How many lines in the entries below include the string "that"? Answer with the number only.

==== INPUT RECORDS

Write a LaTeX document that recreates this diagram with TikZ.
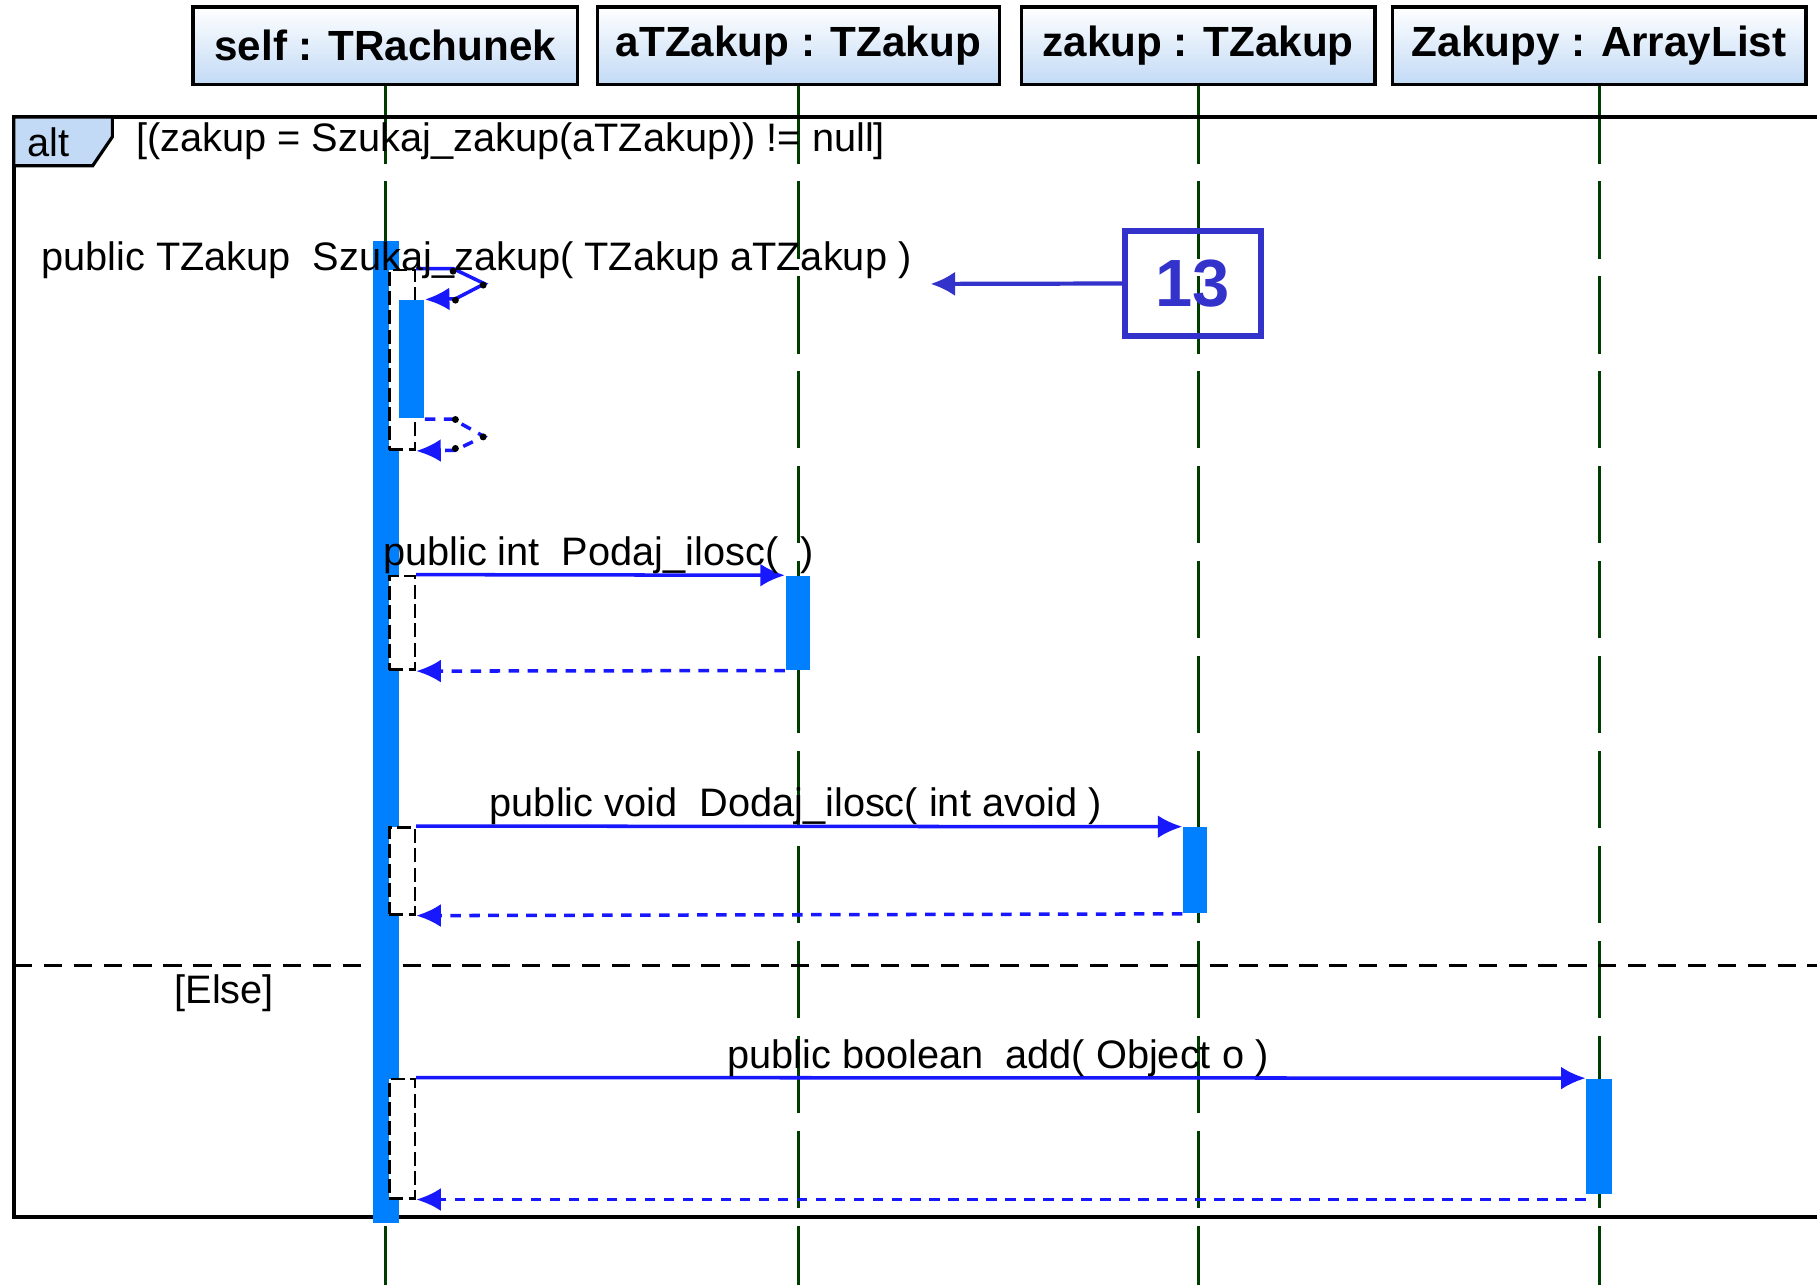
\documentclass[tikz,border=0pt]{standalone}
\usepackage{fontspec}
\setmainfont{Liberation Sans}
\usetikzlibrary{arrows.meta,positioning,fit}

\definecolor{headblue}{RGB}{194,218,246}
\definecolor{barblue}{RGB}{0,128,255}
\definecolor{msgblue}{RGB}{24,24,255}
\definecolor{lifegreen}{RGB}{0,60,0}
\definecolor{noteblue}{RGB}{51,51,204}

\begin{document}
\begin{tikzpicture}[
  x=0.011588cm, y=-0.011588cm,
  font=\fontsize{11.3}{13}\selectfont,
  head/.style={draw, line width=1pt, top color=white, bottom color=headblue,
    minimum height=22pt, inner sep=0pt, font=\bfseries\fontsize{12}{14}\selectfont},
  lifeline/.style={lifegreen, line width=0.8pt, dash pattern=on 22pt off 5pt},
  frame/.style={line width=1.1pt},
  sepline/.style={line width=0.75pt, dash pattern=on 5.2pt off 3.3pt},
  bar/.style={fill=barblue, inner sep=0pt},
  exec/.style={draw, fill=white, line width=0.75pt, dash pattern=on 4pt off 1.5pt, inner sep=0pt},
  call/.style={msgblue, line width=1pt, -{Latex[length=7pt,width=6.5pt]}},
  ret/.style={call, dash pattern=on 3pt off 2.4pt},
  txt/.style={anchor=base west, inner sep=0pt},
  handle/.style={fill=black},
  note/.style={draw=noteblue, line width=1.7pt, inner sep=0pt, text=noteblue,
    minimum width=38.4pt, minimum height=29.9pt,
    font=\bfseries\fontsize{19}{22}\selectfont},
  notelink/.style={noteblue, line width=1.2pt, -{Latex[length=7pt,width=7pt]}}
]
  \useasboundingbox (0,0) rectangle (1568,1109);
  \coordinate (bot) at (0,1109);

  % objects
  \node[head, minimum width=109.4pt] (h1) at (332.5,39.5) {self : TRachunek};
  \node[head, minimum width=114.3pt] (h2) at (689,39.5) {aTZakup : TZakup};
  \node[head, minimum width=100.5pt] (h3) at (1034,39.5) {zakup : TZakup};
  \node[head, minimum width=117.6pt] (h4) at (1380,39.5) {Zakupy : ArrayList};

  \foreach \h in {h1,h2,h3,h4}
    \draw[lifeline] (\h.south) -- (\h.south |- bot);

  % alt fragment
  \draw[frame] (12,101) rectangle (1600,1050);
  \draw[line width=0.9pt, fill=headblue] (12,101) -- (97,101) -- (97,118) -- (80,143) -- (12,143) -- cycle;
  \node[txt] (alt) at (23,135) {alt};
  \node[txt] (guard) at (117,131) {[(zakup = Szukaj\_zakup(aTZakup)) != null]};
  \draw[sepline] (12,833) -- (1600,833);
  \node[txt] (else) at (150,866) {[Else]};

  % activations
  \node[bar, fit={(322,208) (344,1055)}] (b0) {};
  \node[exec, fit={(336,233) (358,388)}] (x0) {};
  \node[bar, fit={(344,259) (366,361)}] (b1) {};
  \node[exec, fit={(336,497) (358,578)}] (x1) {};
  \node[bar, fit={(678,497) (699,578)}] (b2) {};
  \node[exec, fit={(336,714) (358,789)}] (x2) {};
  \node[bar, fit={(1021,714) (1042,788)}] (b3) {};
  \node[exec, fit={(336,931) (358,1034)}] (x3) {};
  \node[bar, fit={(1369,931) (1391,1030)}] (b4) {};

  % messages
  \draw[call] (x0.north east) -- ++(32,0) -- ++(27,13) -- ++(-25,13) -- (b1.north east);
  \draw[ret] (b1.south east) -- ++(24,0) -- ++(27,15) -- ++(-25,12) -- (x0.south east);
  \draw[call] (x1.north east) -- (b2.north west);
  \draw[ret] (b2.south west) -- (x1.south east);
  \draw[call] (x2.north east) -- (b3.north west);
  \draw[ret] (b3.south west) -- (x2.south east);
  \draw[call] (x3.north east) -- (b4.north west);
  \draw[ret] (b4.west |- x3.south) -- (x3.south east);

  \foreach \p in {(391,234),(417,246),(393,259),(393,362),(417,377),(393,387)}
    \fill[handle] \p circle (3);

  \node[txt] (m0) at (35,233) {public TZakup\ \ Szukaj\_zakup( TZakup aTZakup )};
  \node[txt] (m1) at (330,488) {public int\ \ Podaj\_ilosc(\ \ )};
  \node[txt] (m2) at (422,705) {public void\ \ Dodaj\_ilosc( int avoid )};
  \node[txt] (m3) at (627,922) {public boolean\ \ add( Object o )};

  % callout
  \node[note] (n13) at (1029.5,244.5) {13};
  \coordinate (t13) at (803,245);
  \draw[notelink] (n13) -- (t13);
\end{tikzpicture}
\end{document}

========
==== INPUT RECORDS

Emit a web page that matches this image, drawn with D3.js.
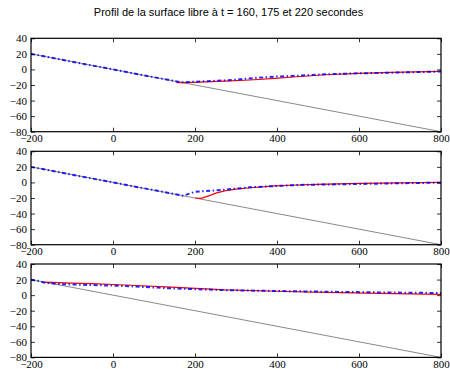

========

## EXERCISE RESPONSE
2